Hace más de diez años que acudí por primera vez a la Nava de Santiago. Había quedado con gente extraña, en un pueblo extraño para hacer con ellos un viaje extraño, nuevo. Las calles estaban vacías, hacía un sol radiante y sólo un par de coches estaban aparcados en la alargada calle donde se encontraba el "punto", lugar de la reunión. Tras ese viaje, la gente que me acompañó dejó de ser extraña, y el pueblo también.
Su cielo, enclavado en medio de una meseta mitad verde, mitad marrón chocolate, es azul como una primavera de Romería, llena de sonrisas de acogida y pañuelos blancos que danzan al aire de los canticos, regenerando el alma hasta desnudarla de alegría. Este pueblo me sabe a carne con tomate, a "multifútbol" en el bar, a segundos padres. En mis manos noto su tacto arrugado de ancianos sabios, de sabiduría de aceite de oliva; siento en mi piel su brisa suave, que es un aliento continuo en la nuca: siempre vigilante, siempre animando a avanzar. Por las fachadas blancas de sus casas suenan canciones de guitarra, que se mezclan con el estruendo de risas rotundas, largas, de esas que te provocan dolor de estómago. Todavía hoy, sus calles siguen evocando en el recuerdo momentos de cielo abierto y de tormenta, épocas de ausencias y amores intermitentes (como decía el dramaturgo Jacinto Benavente: los más perdurables); y los aromas que se me mezclan en el campo que lo arropa, son una composición perfecta de "Agua de Rocío", espigas de trigo doradas, y silencio.

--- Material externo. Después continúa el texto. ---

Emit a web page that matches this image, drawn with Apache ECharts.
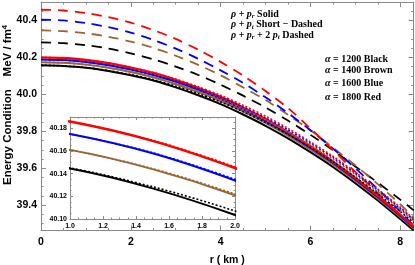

Alguien me dijo en un bar hace mucho tiempo, que "cuando visitas un lugar, no puedes valorarlo por sus monumentos, ya que los edificios, por muy milenarios que sean, no hablan. Hay que ir a los bares, que es donde está la gente. Sabiendo como sienten, conoces de verdad ese lugar". La Nava me lo ha dado todo, y nunca me ha quitado nada. Y jamás me he sentido tan orgulloso de mí mismo, ni tan afortunado como cuando terminó aquel primer viaje extraño, con gente extraña, que nunca más volvió a serlo. Porque a pesar de haber nacido en otro sitio, siempre me hicieron sentir en casa.